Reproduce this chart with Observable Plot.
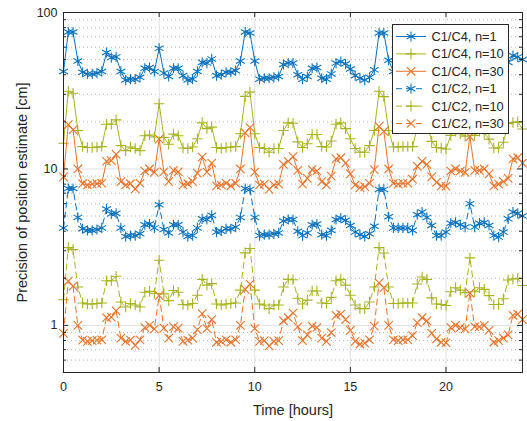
<!DOCTYPE html>
<html><head><meta charset="utf-8">
<script src="https://cdn.jsdelivr.net/npm/d3@7"></script>
<script src="https://cdn.jsdelivr.net/npm/@observablehq/plot@0.6"></script>
<style>body{margin:0;background:#fff;} #chart svg{display:block;}</style>
</head><body><div id="chart"></div>
<script>
// sample times (hours), one sample every 15 minutes
const hours = d3.range(0, 24.001, 0.25);

const c4n1 = [
 42, 75, 75, 49,   41.5, 40.5, 40.5, 41,   42, 55.5, 51.5, 52,   42, 37, 37.5, 37.5,
 38.5, 44, 44.5, 42,   59, 41, 39, 44,   44, 39.5, 37, 37.5,   42, 48, 47.5, 50.5,
 39.5, 40, 41.5, 41.5,   42.5, 49, 75, 74,   49, 37.5, 38, 38,   38.5, 39, 46.5, 47.5,
 47.5, 40, 37.5, 39,   44, 44.5, 38, 37.5,   40.5, 47.5, 48.5, 47,   43.5, 39.5, 38, 37,
 38.5, 43, 74, 74,   49.5, 42, 42, 42,   42, 40.5, 51, 53,   49, 43.5, 37.5, 37.5,
 39.5, 45, 45.5, 44,   42.5, 60, 42.5, 45,   45.5, 43.5, 37.5, 36.7,   39.5, 48, 53, 52,
 50];
const c4n10 = [
 14.6, 31.4, 30.5, 17.6,   13.9, 13.7, 13.7, 13.8,   13.9, 19.3, 19.3, 20.6,   14.1, 13.1, 13.8, 13.5,
 13.1, 16.3, 16.5, 16.0,   26.1, 15.9, 14.4, 16.7,   16.3, 13.6, 13.5, 13.8,   15.6, 19.7, 18.1, 18.5,
 13.7, 13.5, 13.7, 13.8,   13.9, 16.8, 29.1, 31,   16.8, 13.7, 13.5, 12.8,   13.5, 13.5, 17.6, 19.7,
 19.6, 14.9, 13.7, 14.5,   16.6, 16.6, 13.9, 13.8,   15.1, 19.3, 19.7, 18.1,   15.6, 13.5, 12.8, 12.8,
 14.1, 17.6, 31.4, 29,   17.6, 13.8, 13.8, 13.9,   13.9, 13.9, 18.4, 20.4,   19.7, 15, 13.7, 13.6,
 13.4, 16.4, 17.4, 16.8,   16.2, 27, 16.4, 17.4,   17, 15.5, 13.6, 13.6,   14.8, 19.5, 19.8, 20,
 18];
const c4n30 = [
 8.9, 19.2, 17.8, 10.0,   8.05, 7.9, 8.0, 8.05,   8.1, 11.2, 11.3, 12.4,   8.3, 7.9, 8.05, 7.45,
 8.1, 9.7, 10.0, 9.5,   15.5, 9.6, 8.3, 9.8,   9.6, 7.9, 8.05, 8.3,   9.4, 11.9, 9.55, 10.9,
 7.8, 7.9, 8.1, 7.8,   8.1, 10, 17, 18.4,   9.55, 7.9, 8.0, 7.4,   7.9, 8.0, 10.7, 11.2,
 12.0, 9.8, 8.0, 8.7,   9.9, 9.7, 8.3, 7.9,   9.0, 11.6, 11.8, 10.9,   9.3, 7.9, 7.6, 7.7,
 8.1, 9.9, 18.7, 17.4,   10, 8.1, 8.0, 8.1,   8.1, 8.6, 10.4, 11.2,   10.7, 8.9, 8.2, 7.8,
 7.75, 9.7, 10.0, 9.7,   9.5, 16.1, 9.8, 9.8,   10.0, 9.3, 7.8, 8.0,   8.3, 8.7, 11.6, 11.8,
 10.9];
const c2n1 = [
 4.2, 7.5, 7.5, 4.9,   4.15, 4.05, 4.05, 4.1,   4.2, 5.55, 5.15, 5.2,   4.2, 3.7, 3.75, 3.75,
 3.85, 4.4, 4.45, 4.2,   5.9, 4.1, 3.9, 4.4,   4.4, 3.95, 3.7, 3.75,   4.2, 4.8, 4.75, 5.05,
 3.95, 4.0, 4.15, 4.15,   4.25, 4.9, 7.5, 7.4,   4.9, 3.75, 3.8, 3.8,   3.85, 3.9, 4.65, 4.75,
 4.75, 4.0, 3.75, 3.9,   4.4, 4.45, 3.8, 3.75,   4.05, 4.75, 4.85, 4.7,   4.35, 3.95, 3.8, 3.7,
 3.85, 4.3, 7.4, 7.4,   4.95, 4.2, 4.2, 4.2,   4.2, 4.05, 5.1, 5.3,   4.9, 4.35, 3.75, 3.75,
 3.95, 4.5, 4.55, 4.4,   4.25, 6.0, 4.25, 4.5,   4.55, 4.35, 3.75, 3.67,   3.95, 4.8, 5.3, 5.2,
 5.0];
const c2n10 = [
 1.46, 3.14, 3.05, 1.76,   1.39, 1.37, 1.37, 1.38,   1.39, 1.93, 1.93, 2.06,   1.41, 1.31, 1.38, 1.35,
 1.31, 1.63, 1.65, 1.60,   2.61, 1.59, 1.44, 1.67,   1.63, 1.36, 1.35, 1.38,   1.56, 1.97, 1.81, 1.85,
 1.37, 1.35, 1.37, 1.38,   1.39, 1.68, 2.91, 3.1,   1.68, 1.37, 1.35, 1.28,   1.35, 1.35, 1.76, 1.97,
 1.96, 1.49, 1.37, 1.45,   1.66, 1.66, 1.39, 1.38,   1.51, 1.93, 1.97, 1.81,   1.56, 1.35, 1.28, 1.28,
 1.41, 1.76, 3.14, 2.9,   1.76, 1.38, 1.38, 1.39,   1.39, 1.39, 1.84, 2.04,   1.97, 1.5, 1.37, 1.36,
 1.34, 1.64, 1.74, 1.68,   1.62, 2.7, 1.64, 1.74,   1.7, 1.55, 1.36, 1.36,   1.48, 1.95, 1.98, 2.0,
 1.8];
const c2n30 = [
 0.89, 1.92, 1.78, 1.0,   0.805, 0.79, 0.8, 0.805,   0.81, 1.12, 1.13, 1.24,   0.83, 0.79, 0.805, 0.745,
 0.81, 0.97, 1.0, 0.95,   1.55, 0.96, 0.83, 0.98,   0.96, 0.79, 0.805, 0.83,   0.94, 1.19, 0.955, 1.09,
 0.78, 0.79, 0.81, 0.78,   0.81, 1.0, 1.7, 1.84,   0.955, 0.79, 0.8, 0.74,   0.79, 0.8, 1.07, 1.12,
 1.2, 0.98, 0.8, 0.87,   0.99, 0.97, 0.83, 0.79,   0.9, 1.16, 1.18, 1.09,   0.93, 0.79, 0.76, 0.77,
 0.81, 0.99, 1.87, 1.74,   1.0, 0.81, 0.8, 0.81,   0.81, 0.86, 1.04, 1.12,   1.07, 0.89, 0.82, 0.78,
 0.775, 0.97, 1.0, 0.97,   0.95, 1.61, 0.98, 0.98,   1.0, 0.93, 0.78, 0.8,   0.83, 0.87, 1.16, 1.18,
 1.09];

const seriesNames = ["C1/C4, n=1", "C1/C4, n=10", "C1/C4, n=30", "C1/C2, n=1", "C1/C2, n=10", "C1/C2, n=30"];
const seriesValues = [c4n1, c4n10, c4n30, c2n1, c2n10, c2n30];
const seriesColors = ["#0B72BE", "#A8B420", "#E8742C", "#0B72BE", "#A8B420", "#E8742C"];
const seriesSymbols = ["asterisk", "plus", "times", "asterisk", "plus", "times"];
const seriesDashed = [false, false, false, true, true, true];

const xTicks = [0, 5, 10, 15, 20];
const yMajor = [1, 10, 100];
const yMinor = [0.6, 0.7, 0.8, 0.9, 2, 3, 4, 5, 6, 7, 8, 9, 20, 30, 40, 50, 60, 70, 80, 90];
const xLabel = "Time [hours]";
const yLabel = "Precision of position estimate [cm]";

const W = 527, H = 421, mL = 63, mR = 5, mT = 12, mB = 49;
const fw = W - mL - mR, fh = H - mT - mB;
const ink = "#262626";
const symR = {asterisk: 4.8, plus: 3.5, times: 3.9};
const dash = "6,4";

const rows = seriesValues.map((vals, i) => vals.map((v, j) => ({t: hours[j], v, s: seriesNames[i]})));

const seriesMarks = rows.flatMap((data, i) => [
  Plot.line(data, {x: "t", y: "v", stroke: seriesColors[i], strokeWidth: 1,
    strokeDasharray: seriesDashed[i] ? dash : null}),
  Plot.dot(data, {x: "t", y: "v", symbol: seriesSymbols[i], r: symR[seriesSymbols[i]],
    stroke: seriesColors[i], fill: "none", strokeWidth: 1.1})
]);

const chart = Plot.plot({
  width: W, height: H,
  marginLeft: mL, marginRight: mR, marginTop: mT, marginBottom: mB,
  style: {fontFamily: "'Liberation Sans', Arial, Helvetica, sans-serif", color: ink, background: "#fff"},
  x: {domain: [0, 24]},
  y: {type: "log", domain: [0.5, 100]},
  marks: [
    Plot.ruleY(yMinor, {y: d => d, stroke: "#b8b8b8", strokeDasharray: "1,3", strokeWidth: 1}),
    Plot.ruleX(xTicks.filter(d => d > 0), {x: d => d, stroke: "#e0e0e0", strokeWidth: 1}),
    Plot.ruleY(yMajor.filter(d => d < 100), {y: d => d, stroke: "#e0e0e0", strokeWidth: 1}),
    ...seriesMarks,
    Plot.frame({stroke: ink, strokeWidth: 1}),
    // inward tick marks (box on)
    Plot.tickX(xTicks, {x: d => d, insetTop: fh - 5, stroke: ink}),
    Plot.tickX(xTicks, {x: d => d, insetBottom: fh - 5, stroke: ink}),
    Plot.tickY(yMajor, {y: d => d, insetRight: fw - 5, stroke: ink}),
    Plot.tickY(yMajor, {y: d => d, insetLeft: fw - 5, stroke: ink}),
    Plot.tickY(yMinor, {y: d => d, insetRight: fw - 3, stroke: ink}),
    Plot.tickY(yMinor, {y: d => d, insetLeft: fw - 3, stroke: ink}),
    Plot.axisX(xTicks, {tickSize: 0, tickPadding: 10, fontSize: 12.5, label: null, tickFormat: d => String(d)}),
    Plot.axisY(yMajor, {tickSize: 0, tickPadding: 6, fontSize: 12.5, label: null, tickFormat: d => String(d)}),
    Plot.text([xLabel], {frameAnchor: "bottom", dy: 38, fontSize: 14.5, fill: ink, lineAnchor: "middle", textAnchor: "middle"}),
    Plot.text([yLabel], {frameAnchor: "left", dx: -41, rotate: -90, fontSize: 14.5, fill: ink, lineAnchor: "middle", textAnchor: "middle"})
  ]
});

// legend inside the axes (north-east)
const svg = d3.select(chart);
const lg = svg.append("g").attr("font-family", "'Liberation Sans', Arial, sans-serif").attr("font-size", 12.8)
  .attr("text-anchor", "start");
const lx = 392, ly = 24, lw = 116, lh = 109, rowH = 17.4;
lg.append("rect").attr("x", lx + 0.5).attr("y", ly + 0.5).attr("width", lw).attr("height", lh)
  .attr("fill", "#fff").attr("stroke", ink).attr("stroke-width", 1);
const symMap = {asterisk: d3.symbolAsterisk, plus: d3.symbolPlus, times: d3.symbolTimes};
seriesNames.forEach((name, i) => {
  const cy = ly + 12.5 + i * rowH;
  lg.append("line").attr("x1", lx + 4).attr("x2", lx + 34).attr("y1", cy).attr("y2", cy)
    .attr("stroke", seriesColors[i]).attr("stroke-width", 1)
    .attr("stroke-dasharray", seriesDashed[i] ? dash : null);
  const r = symR[seriesSymbols[i]];
  lg.append("path").attr("d", d3.symbol(symMap[seriesSymbols[i]], Math.PI * r * r)())
    .attr("transform", `translate(${lx + 19},${cy})`)
    .attr("fill", "none").attr("stroke", seriesColors[i]).attr("stroke-width", 1.1);
  lg.append("text").attr("x", lx + 39.5).attr("y", cy).attr("dy", "0.35em")
    .attr("text-anchor", "start").attr("fill", ink).text(name);
});

document.getElementById("chart").appendChild(chart);
</script>
</body></html>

= = =

* **The problem**
Every line from the start of the listing above through the line with "const hours = d3.range(0, 24.001, 0.25);" should be repeated exactly; skip the pictures and add nothing else.

* **Finished answer**
Reproduce this chart with Observable Plot.
<!DOCTYPE html>
<html><head><meta charset="utf-8">
<script src="https://cdn.jsdelivr.net/npm/d3@7"></script>
<script src="https://cdn.jsdelivr.net/npm/@observablehq/plot@0.6"></script>
<style>body{margin:0;background:#fff;} #chart svg{display:block;}</style>
</head><body><div id="chart"></div>
<script>
// sample times (hours), one sample every 15 minutes
const hours = d3.range(0, 24.001, 0.25);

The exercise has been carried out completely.